(WHAT YOU ARE ASKED TO DO): Leave out the pictures and restate the rest of the data exactly.

(GIVEN DATA):
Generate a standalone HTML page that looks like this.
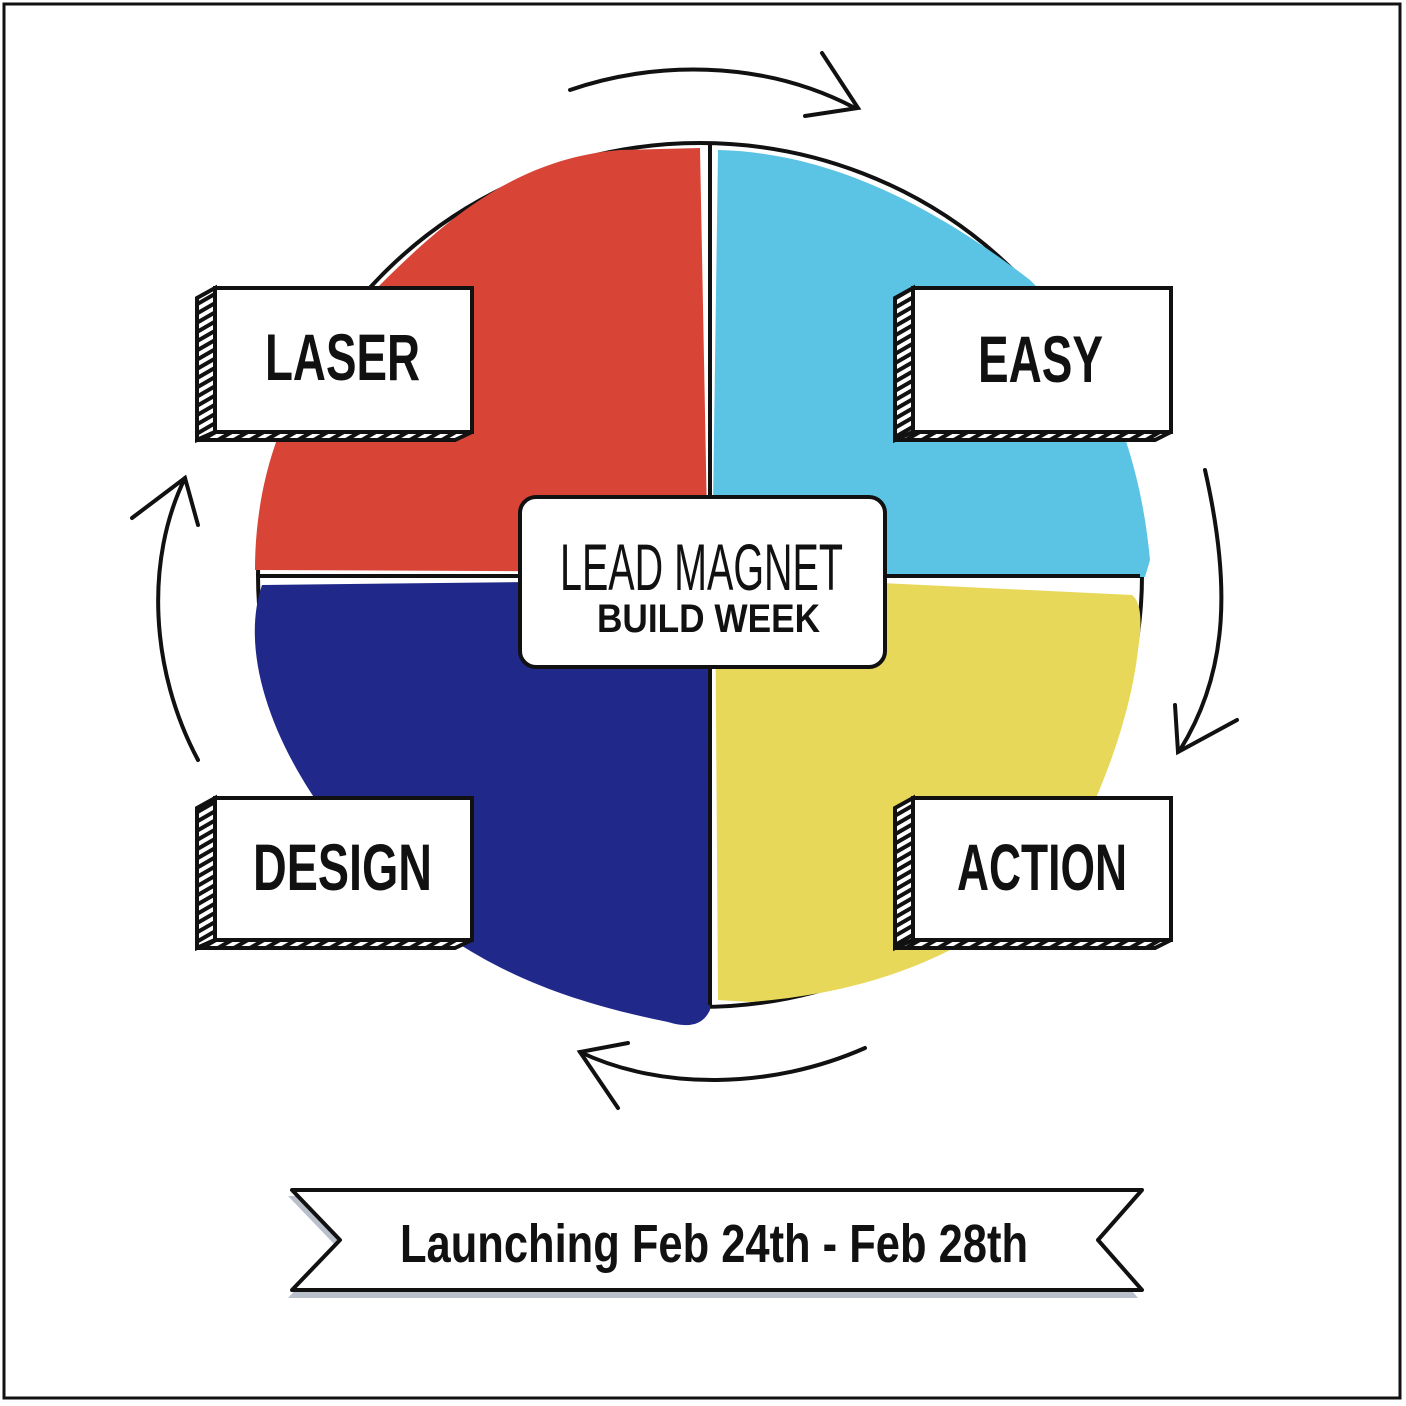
<!DOCTYPE html>
<html><head><meta charset="utf-8"><style>
html,body{margin:0;padding:0;background:#fff}
svg{display:block}
text{font-family:"Liberation Sans",sans-serif;font-weight:bold;fill:#111}
</style></head><body>
<svg width="1406" height="1406" viewBox="0 0 1406 1406" xmlns="http://www.w3.org/2000/svg">
<defs>
<pattern id="hatch" width="8" height="8" patternUnits="userSpaceOnUse" patternTransform="rotate(-30)">
<rect width="8" height="8" fill="#fff"/><rect width="8" height="4" fill="#111"/></pattern>
</defs>
<rect x="4" y="4" width="1396" height="1394" fill="#fff" stroke="#111" stroke-width="3"/>
<ellipse cx="700" cy="575" rx="442" ry="432" fill="none" stroke="#111" stroke-width="4"/>
<path d="M255,570 C255,470 290,370 380,285 C450,215 520,158 620,150 L700,148 L708,572 Z" fill="#D84537"/>
<path d="M718,150 C800,152 900,180 1030,280 C1100,350 1140,450 1150,560 L1145,577 L712,577 Z" fill="#5BC3E4"/>
<path d="M262,585 L712,580 L710,1010 Q700,1032 668,1022 C560,1000 430,960 330,820 C270,740 240,650 262,585 Z" fill="#20288A"/>
<path d="M715,575 L1132,595 Q1145,605 1138,650 C1130,720 1100,800 1060,870 C980,950 880,992 750,1002 L718,1000 Z" fill="#E8D85A"/>
<line x1="710" y1="145" x2="710" y2="1005" stroke="#111" stroke-width="4"/>
<line x1="260" y1="576" x2="1140" y2="576" stroke="#111" stroke-width="4"/>
<g stroke="#111" stroke-width="4">
<g>
<polygon points="197,298 215,288 215,432 197,440" fill="url(#hatch)"/>
<polygon points="197,440 215,432 472,432 455,440" fill="url(#hatch)"/>
<rect x="215" y="288" width="257" height="144" fill="#fff"/>
</g>
<g>
<polygon points="895,298 913,288 913,432 895,440" fill="url(#hatch)"/>
<polygon points="895,440 913,432 1171,432 1155,440" fill="url(#hatch)"/>
<rect x="913" y="288" width="258" height="144" fill="#fff"/>
</g>
<g>
<polygon points="197,808 215,798 215,940 197,948" fill="url(#hatch)"/>
<polygon points="197,948 215,940 472,940 455,948" fill="url(#hatch)"/>
<rect x="215" y="798" width="257" height="142" fill="#fff"/>
</g>
<g>
<polygon points="895,808 913,798 913,940 895,948" fill="url(#hatch)"/>
<polygon points="895,948 913,940 1171,940 1155,948" fill="url(#hatch)"/>
<rect x="913" y="798" width="258" height="142" fill="#fff"/>
</g>
<rect x="520" y="497" width="365" height="170" rx="16" fill="#fff"/>
</g>
<text x="265" y="380" font-size="66" textLength="155" lengthAdjust="spacingAndGlyphs">LASER</text>
<text x="978" y="382" font-size="66" textLength="125" lengthAdjust="spacingAndGlyphs">EASY</text>
<text x="253" y="890" font-size="66" textLength="179" lengthAdjust="spacingAndGlyphs">DESIGN</text>
<text x="957" y="890" font-size="66" textLength="170" lengthAdjust="spacingAndGlyphs">ACTION</text>
<text x="560" y="590" font-size="66" style="font-weight:normal" textLength="283" lengthAdjust="spacingAndGlyphs">LEAD MAGNET</text>
<text x="597" y="632" font-size="40" textLength="223" lengthAdjust="spacingAndGlyphs">BUILD WEEK</text>
<g fill="none" stroke="#111" stroke-width="4" stroke-linecap="round">
<path d="M570,90 C650,62 760,58 855,108"/>
<path d="M822,53 L858,108 L805,116"/>
<path d="M1205,470 C1230,580 1230,670 1180,750"/>
<path d="M1175,705 L1178,752 L1237,720"/>
<path d="M865,1048 C770,1090 660,1090 580,1052"/>
<path d="M628,1043 L580,1052 L618,1108"/>
<path d="M198,760 C150,670 145,560 185,478"/>
<path d="M132,518 L185,478 L198,525"/>
</g>
<polygon points="288,1196 1138,1196 1094,1246 1138,1298 288,1298 336,1246" fill="#B9C0CC"/>
<polygon points="292,1190 1142,1190 1098,1240 1142,1290 292,1290 340,1240" fill="#fff" stroke="#111" stroke-width="4" stroke-linejoin="round"/>
<text x="400" y="1262" font-size="54" textLength="628" lengthAdjust="spacingAndGlyphs">Launching Feb 24th - Feb 28th</text>
</svg>
</body></html>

(FULL RESPONSE):
Generate a standalone HTML page that looks like this.
<!DOCTYPE html>
<html><head><meta charset="utf-8"><style>
html,body{margin:0;padding:0;background:#fff}
svg{display:block}
text{font-family:"Liberation Sans",sans-serif;font-weight:bold;fill:#111}
</style></head><body>
<svg width="1406" height="1406" viewBox="0 0 1406 1406" xmlns="http://www.w3.org/2000/svg">
<defs>
<pattern id="hatch" width="8" height="8" patternUnits="userSpaceOnUse" patternTransform="rotate(-30)">
<rect width="8" height="8" fill="#fff"/><rect width="8" height="4" fill="#111"/></pattern>
</defs>
<rect x="4" y="4" width="1396" height="1394" fill="#fff" stroke="#111" stroke-width="3"/>
<ellipse cx="700" cy="575" rx="442" ry="432" fill="none" stroke="#111" stroke-width="4"/>
<path d="M255,570 C255,470 290,370 380,285 C450,215 520,158 620,150 L700,148 L708,572 Z" fill="#D84537"/>
<path d="M718,150 C800,152 900,180 1030,280 C1100,350 1140,450 1150,560 L1145,577 L712,577 Z" fill="#5BC3E4"/>
<path d="M262,585 L712,580 L710,1010 Q700,1032 668,1022 C560,1000 430,960 330,820 C270,740 240,650 262,585 Z" fill="#20288A"/>
<path d="M715,575 L1132,595 Q1145,605 1138,650 C1130,720 1100,800 1060,870 C980,950 880,992 750,1002 L718,1000 Z" fill="#E8D85A"/>
<line x1="710" y1="145" x2="710" y2="1005" stroke="#111" stroke-width="4"/>
<line x1="260" y1="576" x2="1140" y2="576" stroke="#111" stroke-width="4"/>
<g stroke="#111" stroke-width="4">
<g>
<polygon points="197,298 215,288 215,432 197,440" fill="url(#hatch)"/>
<polygon points="197,440 215,432 472,432 455,440" fill="url(#hatch)"/>
<rect x="215" y="288" width="257" height="144" fill="#fff"/>
</g>
<g>
<polygon points="895,298 913,288 913,432 895,440" fill="url(#hatch)"/>
<polygon points="895,440 913,432 1171,432 1155,440" fill="url(#hatch)"/>
<rect x="913" y="288" width="258" height="144" fill="#fff"/>
</g>
<g>
<polygon points="197,808 215,798 215,940 197,948" fill="url(#hatch)"/>
<polygon points="197,948 215,940 472,940 455,948" fill="url(#hatch)"/>
<rect x="215" y="798" width="257" height="142" fill="#fff"/>
</g>
<g>
<polygon points="895,808 913,798 913,940 895,948" fill="url(#hatch)"/>
<polygon points="895,948 913,940 1171,940 1155,948" fill="url(#hatch)"/>
<rect x="913" y="798" width="258" height="142" fill="#fff"/>
</g>
<rect x="520" y="497" width="365" height="170" rx="16" fill="#fff"/>
</g>
<text x="265" y="380" font-size="66" textLength="155" lengthAdjust="spacingAndGlyphs">LASER</text>
<text x="978" y="382" font-size="66" textLength="125" lengthAdjust="spacingAndGlyphs">EASY</text>
<text x="253" y="890" font-size="66" textLength="179" lengthAdjust="spacingAndGlyphs">DESIGN</text>
<text x="957" y="890" font-size="66" textLength="170" lengthAdjust="spacingAndGlyphs">ACTION</text>
<text x="560" y="590" font-size="66" style="font-weight:normal" textLength="283" lengthAdjust="spacingAndGlyphs">LEAD MAGNET</text>
<text x="597" y="632" font-size="40" textLength="223" lengthAdjust="spacingAndGlyphs">BUILD WEEK</text>
<g fill="none" stroke="#111" stroke-width="4" stroke-linecap="round">
<path d="M570,90 C650,62 760,58 855,108"/>
<path d="M822,53 L858,108 L805,116"/>
<path d="M1205,470 C1230,580 1230,670 1180,750"/>
<path d="M1175,705 L1178,752 L1237,720"/>
<path d="M865,1048 C770,1090 660,1090 580,1052"/>
<path d="M628,1043 L580,1052 L618,1108"/>
<path d="M198,760 C150,670 145,560 185,478"/>
<path d="M132,518 L185,478 L198,525"/>
</g>
<polygon points="288,1196 1138,1196 1094,1246 1138,1298 288,1298 336,1246" fill="#B9C0CC"/>
<polygon points="292,1190 1142,1190 1098,1240 1142,1290 292,1290 340,1240" fill="#fff" stroke="#111" stroke-width="4" stroke-linejoin="round"/>
<text x="400" y="1262" font-size="54" textLength="628" lengthAdjust="spacingAndGlyphs">Launching Feb 24th - Feb 28th</text>
</svg>
</body></html>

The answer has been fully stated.